BaseLinguisticsFactory factory = new BaseLinguisticsFactory();
factory.setOption(BaseLinguisticsOption.rootDirectory, rootDirectory);
File rootPath = new File(rootDirectory);
factory.setOption(BaseLinguisticsOption.licensePath,
new File(rootPath, "licenses/rlp-license.xml").getAbsolutePath());
Analyzer analyzer = factory.createAnalyzer();
Use the Analyzer
to return an array of Analysis
objects for each token.
Annotator Management for Multithreaded Applications
For a multithreaded application it is recommended that a pool of annotators be constructed. Annotators must be used on a per-thread basis, and it is desirable to avoid the overhead of creating annotators each time one is required. The settings of annotators cannot be changed after they are built, so if multiple configurations are required they should be stored separately.

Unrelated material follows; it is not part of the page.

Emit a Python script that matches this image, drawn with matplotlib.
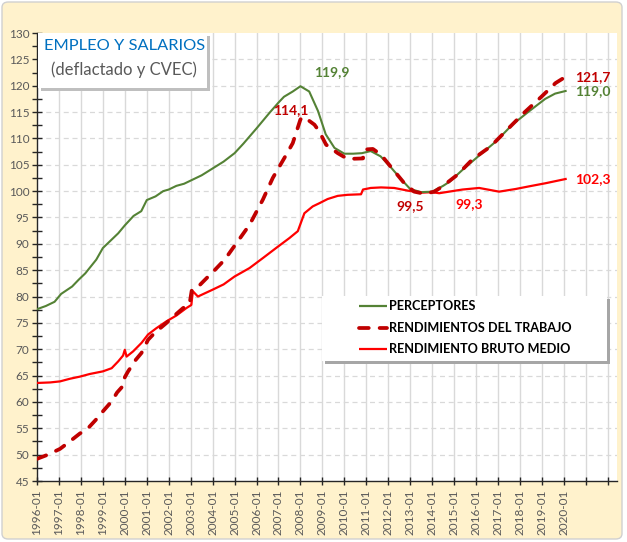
import matplotlib
matplotlib.use("Agg")
import matplotlib.pyplot as plt
from matplotlib.patches import Rectangle, FancyBboxPatch
from matplotlib.lines import Line2D
from matplotlib.ticker import MultipleLocator
import numpy as np

# PERCEPTORES
g_t = [1996.0, 1996.4, 1996.8, 1997.1, 1997.6, 1997.9, 1998.2, 1998.7, 1999.0, 1999.4,
       1999.7, 2000.0, 2000.4, 2000.75, 2001.0, 2001.4, 2001.75, 2002.0, 2002.35, 2002.7,
       2003.0, 2003.5, 2004.0, 2004.5, 2005.0, 2005.4, 2006.0, 2006.6, 2007.0, 2007.25,
       2007.65, 2008.0, 2008.4, 2008.8, 2009.15, 2009.55, 2010.0, 2010.4, 2010.8, 2011.2,
       2011.65, 2012.1, 2012.6, 2013.0, 2013.5, 2014.0, 2014.5, 2014.8, 2015.4, 2016.1,
       2016.9, 2017.65, 2018.4, 2019.15, 2019.6, 2020.08]
g_v = [77.6, 78.2, 79.0, 80.5, 81.9, 83.2, 84.4, 87.0, 89.2, 90.8,
       92.0, 93.5, 95.3, 96.2, 98.3, 99.0, 100.0, 100.3, 101.0, 101.4,
       102.0, 103.0, 104.3, 105.6, 107.2, 109.0, 111.9, 114.9, 116.8, 117.9,
       118.9, 119.9, 118.9, 115.2, 110.8, 108.2, 107.1, 107.1, 107.2, 107.6,
       106.6, 104.6, 102.2, 100.4, 99.8, 99.9, 101.0, 101.8, 104.1, 106.6,
       109.4, 112.6, 115.1, 117.5, 118.5, 119.0]

# RENDIMIENTOS DEL TRABAJO
d_t = [1996.0, 1996.5, 1997.05, 1997.4, 1997.95, 1998.3, 1998.7, 1999.0, 1999.4, 1999.65,
       1999.95, 2000.0, 2000.15, 2000.5, 2000.76, 2001.06, 2001.36, 2001.9, 2002.35, 2002.65,
       2002.95, 2003.05, 2003.3, 2003.8, 2004.0, 2004.55, 2005.15, 2005.68, 2006.29, 2006.74,
       2007.27, 2007.65, 2008.0, 2008.15, 2008.64, 2008.86, 2009.17, 2009.7, 2010.15, 2010.85,
       2010.92, 2011.3, 2011.67, 2012.1, 2012.73, 2013.18, 2013.64, 2014.1, 2014.47, 2015.15,
       2015.83, 2016.67, 2017.5, 2018.17, 2019.0, 2019.62, 2020.08]
d_v = [49.2, 50.0, 51.1, 52.2, 54.0, 54.9, 56.7, 58.2, 60.1, 61.8,
       63.2, 64.7, 65.8, 68.0, 69.3, 71.8, 73.1, 75.0, 76.7, 77.8,
       78.6, 81.2, 81.7, 83.8, 84.6, 87.0, 90.5, 93.6, 98.4, 102.5,
       106.3, 109.1, 113.6, 114.1, 112.6, 111.3, 108.8, 107.2, 106.1, 106.2,
       107.9, 108.0, 106.9, 104.7, 101.5, 99.9, 99.5, 99.9, 100.9, 103.1,
       106.0, 108.5, 112.0, 114.8, 118.0, 120.5, 121.7]

# RENDIMIENTO BRUTO MEDIO
r_t = [1996.0, 1996.6, 1997.05, 1997.5, 1997.95, 1998.4, 1999.0, 1999.4, 1999.7, 1999.92,
       2000.0, 2000.08, 2000.38, 2000.76, 2001.06, 2001.44, 2001.9, 2002.35, 2002.8, 2003.03,
       2003.1, 2003.33, 2004.0, 2004.5, 2005.0, 2005.68, 2006.29, 2006.89, 2007.5, 2007.88,
       2008.18, 2008.56, 2008.86, 2009.24, 2009.7, 2010.15, 2010.76, 2010.85, 2011.2, 2011.67,
       2012.27, 2012.88, 2013.49, 2014.0, 2014.32, 2014.77, 2015.38, 2016.14, 2017.05, 2017.8,
       2018.41, 2019.17, 2020.08]
r_v = [63.6, 63.7, 63.9, 64.4, 64.8, 65.3, 65.8, 66.4, 67.7, 68.8,
       69.9, 68.6, 69.6, 71.2, 72.8, 74.0, 75.3, 76.4, 77.8, 78.4,
       81.0, 80.0, 81.3, 82.3, 83.8, 85.4, 87.3, 89.2, 91.1, 92.4,
       95.8, 97.1, 97.7, 98.5, 99.1, 99.3, 99.4, 100.3, 100.6, 100.7,
       100.6, 100.1, 99.7, 99.8, 99.6, 99.9, 100.3, 100.6, 99.9, 100.4,
       100.9, 101.5, 102.3]

years = list(range(1996, 2023))
year_labels = [f"{y}-01" if y <= 2020 else "" for y in years]

# value labels: (text, x, y, colour)
annotations = [
    ("119,9", 2009.45, 122.5, "#548235"),
    ("114,1", 2007.55, 115.3, "#C00000"),
    ("121,7", 2021.3, 121.7, "#C00000"),
    ("119,0", 2021.3, 119.0, "#548235"),
    ("102,3", 2021.3, 102.2, "#FF0000"),
    ("99,5", 2013.0, 97.2, "#C00000"),
    ("99,3", 2015.7, 97.5, "#FF0000"),
]

GREEN = "#548235"
DARKRED = "#C00000"
RED = "#FF0000"
GRAY_TXT = "#595959"
GRID = "#D9D9D9"
BG = "#FFF2CC"

plt.rcParams["font.family"] = ["Lato", "DejaVu Sans"]

W, H = 627, 542
fig = plt.figure(figsize=(W / 100, H / 100), dpi=100)
fig.patch.set_facecolor("white")


def fx(px):
    return px / W


def fy(py):
    return 1 - py / H


# cream background with thin border
fig.patches.append(FancyBboxPatch((fx(2), fy(539)), fx(620), 537 / H,
                                  boxstyle="round,pad=0,rounding_size=0.01",
                                  transform=fig.transFigure, facecolor=BG,
                                  edgecolor="#D0D0D0", linewidth=1, zorder=-10))

ax = fig.add_axes([fx(37), fy(481), fx(617 - 37), (481 - 33) / H])
ax.set_facecolor("white")

ax.plot(r_t, r_v, color=RED, lw=1.6, zorder=3)
ax.plot(g_t, g_v, color=GREEN, lw=1.5, zorder=4)
ax.plot(d_t, d_v, color=DARKRED, lw=2.7, dashes=(2.6, 2.9),
        dash_capstyle="round", zorder=5)

ax.set_xlim(1996, 2022.42)
ax.set_ylim(45, 130)
ax.set_xticks(years)
ax.set_xticklabels(year_labels, rotation=90)
ax.yaxis.set_major_locator(MultipleLocator(5))
ax.yaxis.set_minor_locator(MultipleLocator(2.5))

for y in range(50, 130, 5):
    ax.axhline(y, color=GRID, lw=0.9, ls=(0, (4, 3)), zorder=1)
for x in years[1:]:
    ax.axvline(x, color=GRID, lw=1.0, zorder=1)

for s in ["top", "right"]:
    ax.spines[s].set_visible(False)
for s in ["left", "bottom"]:
    ax.spines[s].set_color("#262626")
    ax.spines[s].set_linewidth(1.0)

ax.tick_params(axis="both", which="both", direction="inout", color="#262626",
               labelcolor=GRAY_TXT, labelsize=8.5, width=1)
ax.tick_params(axis="y", which="major", length=7, pad=2)
ax.tick_params(axis="y", which="minor", length=7)
ax.tick_params(axis="x", which="major", length=6, pad=3)

for txt, x, y, c in annotations:
    ax.text(x, y, txt, color=c, fontsize=10, fontweight="bold",
            ha="center", va="center", zorder=6)

# title box
fig.patches.append(Rectangle((fx(41), fy(91)), fx(169), 55 / H, transform=fig.transFigure,
                             facecolor="#BFBFBF", edgecolor="none", zorder=8))
fig.patches.append(Rectangle((fx(38), fy(88)), fx(169), 55 / H, transform=fig.transFigure,
                             facecolor="white", edgecolor="none", zorder=9))
fig.text(fx(125), fy(46), "EMPLEO Y SALARIOS", color="#0070C0", fontsize=11.8,
         ha="center", va="center", zorder=10)
fig.text(fx(124), fy(70), "(deflactado y CVEC)", color=GRAY_TXT, fontsize=12,
         ha="center", va="center", zorder=10)

# legend box
fig.patches.append(Rectangle((fx(325), fy(364)), fx(285), 65 / H, transform=fig.transFigure,
                             facecolor="#A6A6A6", edgecolor="none", zorder=8))
fig.patches.append(Rectangle((fx(322), fy(361)), fx(285), 65 / H, transform=fig.transFigure,
                             facecolor="white", edgecolor="none", zorder=9))
legend_items = [
    ("PERCEPTORES", GREEN, 1.6, None),
    ("RENDIMIENTOS DEL TRABAJO", DARKRED, 2.7, (2.6, 2.9)),
    ("RENDIMIENTO BRUTO MEDIO", RED, 1.6, None),
]
for i, (lab, c, lw, dash) in enumerate(legend_items):
    yy = fy(306 + 21.5 * i)
    ln = Line2D([fx(359), fx(387)], [yy, yy], color=c, lw=lw, transform=fig.transFigure,
                zorder=10, dash_capstyle="round", solid_capstyle="butt")
    if dash:
        ln.set_dashes(dash)
    fig.lines.append(ln)
    fig.text(fx(389), yy, lab, color="black", fontsize=9.1, fontweight="bold",
             ha="left", va="center", zorder=10)

fig.savefig("out.png", dpi=100)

RBL integrates easily with multi-threaded architectures, but, to avoid performance penalties, it does not make promiscuous use of locks. Instead, most objects and interfaces in RBL are either read-only, reentrant objects or read-write, per-thread objects. BaseLinguisticsFactory
objects are hybrids, as they have both thread-safe and per-thread methods. The create
methods of this factory are thread-safe because they do not alter any data within the factories, but the setOption
, user dictionary, and dynamic user dictionary methods are not thread-safe because they do alter data within the factory. The tokenizers and analyzers created by this factory are always meant to be used on a per-thread basis because they are not reentrant and do alter data within the objects. You can use a factory across multiple threads to create objects as long as calls to the factory methods for setting options or adding user dictionaries are synchronized appropriately. The objects created by the factory must each be created and used by only one thread, which need not be the thread initializing the factory.